# George Edward Reeve



## shellacres (Jun 8, 2012)

Hello all,

I'm very new to this site (joined today!) but I am hoping someone out there can help me. I'm researching my family history and my grandad, George Edward Reeve was the Third Engineer on the tug Collinstar which was sunk when it went to the assistance of the diamond mining vessel Colpontoon north of Chamais Bay, Namibia in February 1965 and I know his body was never recovered. I know he spent most of his life at sea and he was in both the Merchant and the Royal Navy but I was wondering if anyone would have any other information about his career at sea. 

My uncle (his son) told me only yesterday that his father worked on the Thames, and during WW2 was working on the convoys out of Canada and that he was torpedoed three times. Also a boat he worked on whilst on the Thames also sank and that he was the only survivor. I don't know whether this means he was incredibly lucky or a complete jinx but I would be grateful to learn more. 

Thankyou to all who have taken the time to read this.


----------



## Roger Griffiths (Feb 10, 2006)

There is a photograph and a description of COLLINSTAR in the photo gallery of this site

http://www.shipsnostalgia.com/gallery/showphoto.php/photo/299565/title/collinstar/cat/516

I ran a quick search for your man and came back with a blank. Could you tell us a little more about him please. Date and place of Birth, rough idea of when he served in the RN. You may find a little about him from the US immigration records on Ancestry.com or some kind soul may post the information if it is available.

Roger


----------



## shellacres (Jun 8, 2012)

Hi Roger,

Many thanks for your kind reply and the links. I do have photos of both the Collinstar and the Colpontoon anyway as I wrote to the Cape Argus in South Africa and they kindly sent me the cutting of the incident as they reported it. 
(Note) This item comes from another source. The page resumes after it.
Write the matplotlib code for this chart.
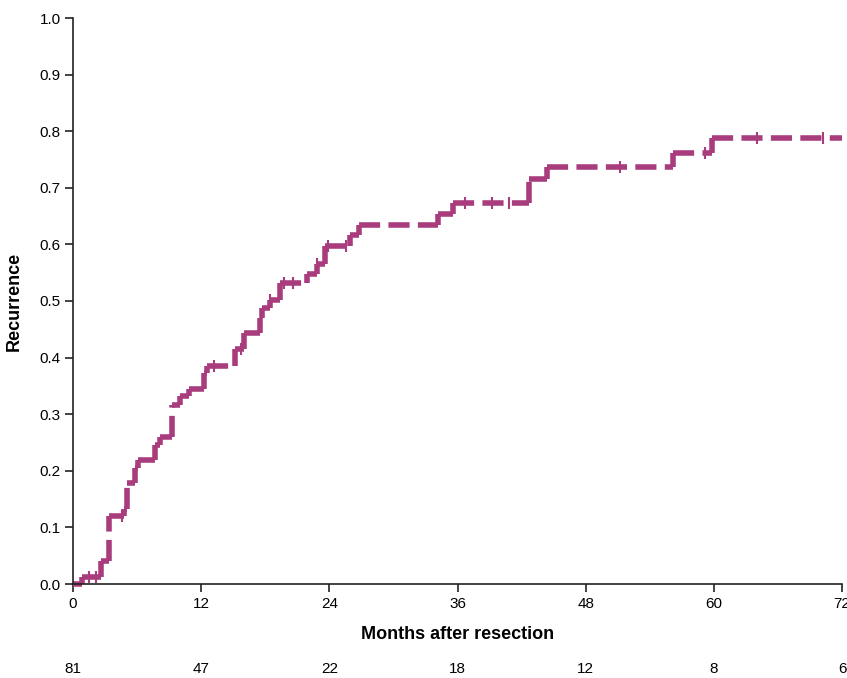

As to further info., my grandad was born 3 June 1905 and my mum has just confirmed he was torpedoed more than once during WW2. Also the incident he was involved in on the Thames resulted in him having a badly gashed leg (something to do with a fight with a propeller and coming off second best) she thinks it was a pleasure boat and would have been probably late 1930's? I doubt there is much more info. to find but I am so grateful you have taken so much time and trouble already to help. It's most appreciated.


----------



## ray1buck1 (Sep 4, 2005)

The only details I can find on the ancestry web site are:-
There was a George E Reeve returned to Liverpool 7th December 1951 aboard the “Reina Del Pacifico” as a passenger embarked Valparaiso he was aged 46 (DoB circa 1905) gave occupation as Marine Engineer, address as 28 Eland Rd London SW11
Ray


----------



## Roger Griffiths (Feb 10, 2006)

Thanks Ray,
I looked again in online primary records and found no mention of him,
If as stated he participated in North Atlantic convoys I think the original poster should take a look at the possible CRS10 form at TNA.
http://www.nationalarchives.gov.uk/....asp?CATID=8124795&CATLN=6&accessmethod=5&j=1
CRS ( Continuous Record of Service) 10 form if it has survived it will tell you all the vessels he served on, with dates of engagement and discharge. You cannot see these record online, so you would need to go to the National Archive or employ a reasercher to look for you.

Roger


----------



## shellacres (Jun 8, 2012)

Dear Ray and Roger,

Thank you both so much for all your useful information. I had just yesterday found the Valparasio info. and it is my grandad although what he was doing in Chile is anyone's guess! I live in Devon so a trip to Kew is going to have to wait until I next go up to London but thank you so much for the pointers - it will save so much time if I can go to the relevant section immediately. 
You have both been a tremendous help and I really appreciate it.


----------